* [COLLECTED DATA]
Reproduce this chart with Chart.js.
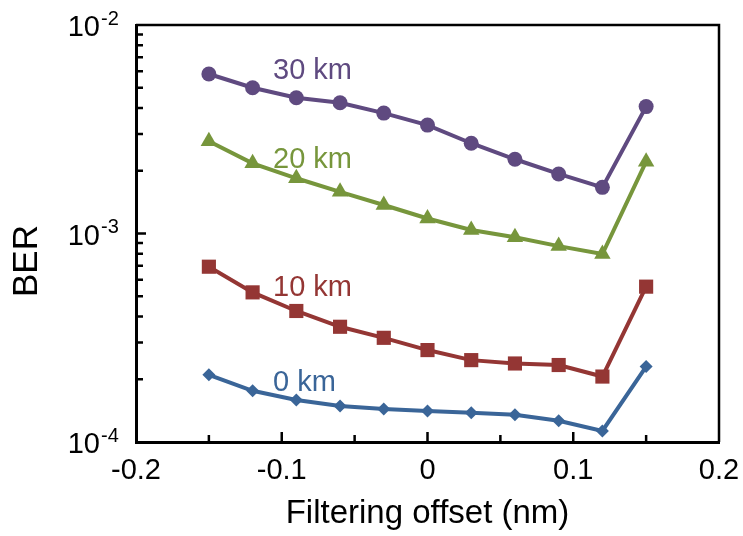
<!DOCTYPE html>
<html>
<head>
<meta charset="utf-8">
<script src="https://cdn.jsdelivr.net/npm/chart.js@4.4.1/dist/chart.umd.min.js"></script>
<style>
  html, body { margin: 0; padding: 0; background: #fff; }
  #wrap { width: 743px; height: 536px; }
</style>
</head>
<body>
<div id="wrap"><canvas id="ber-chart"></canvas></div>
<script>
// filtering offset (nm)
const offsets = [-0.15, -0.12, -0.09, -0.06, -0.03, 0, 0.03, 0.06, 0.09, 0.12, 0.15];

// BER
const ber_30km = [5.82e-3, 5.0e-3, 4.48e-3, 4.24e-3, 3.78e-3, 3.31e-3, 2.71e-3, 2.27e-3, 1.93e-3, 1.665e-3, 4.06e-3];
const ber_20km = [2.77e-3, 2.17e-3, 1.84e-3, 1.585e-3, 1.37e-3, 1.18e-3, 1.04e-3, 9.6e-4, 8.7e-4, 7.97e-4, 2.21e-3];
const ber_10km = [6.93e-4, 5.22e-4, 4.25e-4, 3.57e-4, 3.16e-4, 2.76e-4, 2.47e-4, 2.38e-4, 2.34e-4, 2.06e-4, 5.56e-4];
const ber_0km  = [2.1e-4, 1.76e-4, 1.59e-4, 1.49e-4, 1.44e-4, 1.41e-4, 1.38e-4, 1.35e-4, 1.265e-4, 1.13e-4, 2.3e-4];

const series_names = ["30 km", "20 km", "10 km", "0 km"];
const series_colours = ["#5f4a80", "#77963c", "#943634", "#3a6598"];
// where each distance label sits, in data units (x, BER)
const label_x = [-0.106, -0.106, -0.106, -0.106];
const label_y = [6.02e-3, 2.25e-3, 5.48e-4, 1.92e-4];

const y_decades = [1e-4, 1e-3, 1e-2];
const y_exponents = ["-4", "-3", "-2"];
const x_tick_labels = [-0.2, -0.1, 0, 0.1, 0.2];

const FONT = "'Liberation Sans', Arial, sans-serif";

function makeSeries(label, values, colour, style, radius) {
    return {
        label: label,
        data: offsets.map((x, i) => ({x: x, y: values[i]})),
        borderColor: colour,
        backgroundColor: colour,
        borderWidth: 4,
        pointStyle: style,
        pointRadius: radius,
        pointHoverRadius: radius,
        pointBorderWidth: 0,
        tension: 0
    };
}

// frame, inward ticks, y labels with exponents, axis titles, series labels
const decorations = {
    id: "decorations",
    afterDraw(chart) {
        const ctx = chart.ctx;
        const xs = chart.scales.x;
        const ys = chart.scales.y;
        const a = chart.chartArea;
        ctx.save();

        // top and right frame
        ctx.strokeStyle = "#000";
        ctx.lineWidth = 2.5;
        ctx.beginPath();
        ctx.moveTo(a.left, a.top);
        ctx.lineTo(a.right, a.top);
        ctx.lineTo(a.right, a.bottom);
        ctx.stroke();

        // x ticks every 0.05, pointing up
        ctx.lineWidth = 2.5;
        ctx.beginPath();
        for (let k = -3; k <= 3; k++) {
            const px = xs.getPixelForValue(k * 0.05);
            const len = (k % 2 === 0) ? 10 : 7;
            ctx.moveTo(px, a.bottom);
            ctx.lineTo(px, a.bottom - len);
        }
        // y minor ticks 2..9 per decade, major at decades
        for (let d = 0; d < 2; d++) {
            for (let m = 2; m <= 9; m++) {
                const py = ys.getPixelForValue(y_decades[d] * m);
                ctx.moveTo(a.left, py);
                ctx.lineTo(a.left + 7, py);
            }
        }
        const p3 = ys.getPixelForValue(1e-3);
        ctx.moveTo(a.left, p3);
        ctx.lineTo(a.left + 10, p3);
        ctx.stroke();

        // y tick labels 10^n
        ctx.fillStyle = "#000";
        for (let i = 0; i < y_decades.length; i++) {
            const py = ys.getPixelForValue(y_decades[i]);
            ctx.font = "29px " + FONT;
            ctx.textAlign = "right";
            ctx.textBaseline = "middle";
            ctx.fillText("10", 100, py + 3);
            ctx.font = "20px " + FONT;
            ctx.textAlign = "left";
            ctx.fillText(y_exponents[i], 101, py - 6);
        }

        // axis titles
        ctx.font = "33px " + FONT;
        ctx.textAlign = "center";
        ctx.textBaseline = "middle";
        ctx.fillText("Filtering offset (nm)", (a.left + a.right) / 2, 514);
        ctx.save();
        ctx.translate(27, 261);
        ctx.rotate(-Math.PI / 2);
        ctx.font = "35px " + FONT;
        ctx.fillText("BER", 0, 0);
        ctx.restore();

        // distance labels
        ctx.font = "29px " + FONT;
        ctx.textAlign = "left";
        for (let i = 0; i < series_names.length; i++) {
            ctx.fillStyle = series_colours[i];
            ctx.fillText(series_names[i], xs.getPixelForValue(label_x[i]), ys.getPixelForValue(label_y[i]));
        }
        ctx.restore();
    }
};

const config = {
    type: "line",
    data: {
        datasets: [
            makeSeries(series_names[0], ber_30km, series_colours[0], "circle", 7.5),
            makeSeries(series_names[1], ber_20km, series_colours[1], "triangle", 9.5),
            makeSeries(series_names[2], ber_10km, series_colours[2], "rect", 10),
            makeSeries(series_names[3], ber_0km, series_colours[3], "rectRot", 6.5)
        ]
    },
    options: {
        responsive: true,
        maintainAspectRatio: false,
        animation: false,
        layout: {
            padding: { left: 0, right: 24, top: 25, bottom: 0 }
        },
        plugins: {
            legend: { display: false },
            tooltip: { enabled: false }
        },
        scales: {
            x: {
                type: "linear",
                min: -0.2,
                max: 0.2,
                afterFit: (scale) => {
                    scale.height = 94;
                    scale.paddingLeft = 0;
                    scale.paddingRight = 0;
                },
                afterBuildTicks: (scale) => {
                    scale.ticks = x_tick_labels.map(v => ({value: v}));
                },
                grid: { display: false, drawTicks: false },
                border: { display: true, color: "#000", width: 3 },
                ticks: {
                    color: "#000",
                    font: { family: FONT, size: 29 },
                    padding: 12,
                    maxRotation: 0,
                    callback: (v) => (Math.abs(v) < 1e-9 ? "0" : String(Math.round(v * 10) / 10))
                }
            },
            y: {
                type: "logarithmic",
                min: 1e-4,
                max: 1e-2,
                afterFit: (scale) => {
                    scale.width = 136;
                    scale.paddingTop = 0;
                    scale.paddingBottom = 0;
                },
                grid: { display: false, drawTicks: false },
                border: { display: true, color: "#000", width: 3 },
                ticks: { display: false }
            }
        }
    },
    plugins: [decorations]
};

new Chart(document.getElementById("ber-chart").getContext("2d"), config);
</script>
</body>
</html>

* [WRITTEN TASK] Write out exactly the lines between the start of the data and the line with "0.09, 0.12, 0.15];", including both, but none of the pictures.

* [EXPECTED OUTPUT]
Reproduce this chart with Chart.js.
<!DOCTYPE html>
<html>
<head>
<meta charset="utf-8">
<script src="https://cdn.jsdelivr.net/npm/chart.js@4.4.1/dist/chart.umd.min.js"></script>
<style>
  html, body { margin: 0; padding: 0; background: #fff; }
  #wrap { width: 743px; height: 536px; }
</style>
</head>
<body>
<div id="wrap"><canvas id="ber-chart"></canvas></div>
<script>
// filtering offset (nm)
const offsets = [-0.15, -0.12, -0.09, -0.06, -0.03, 0, 0.03, 0.06, 0.09, 0.12, 0.15];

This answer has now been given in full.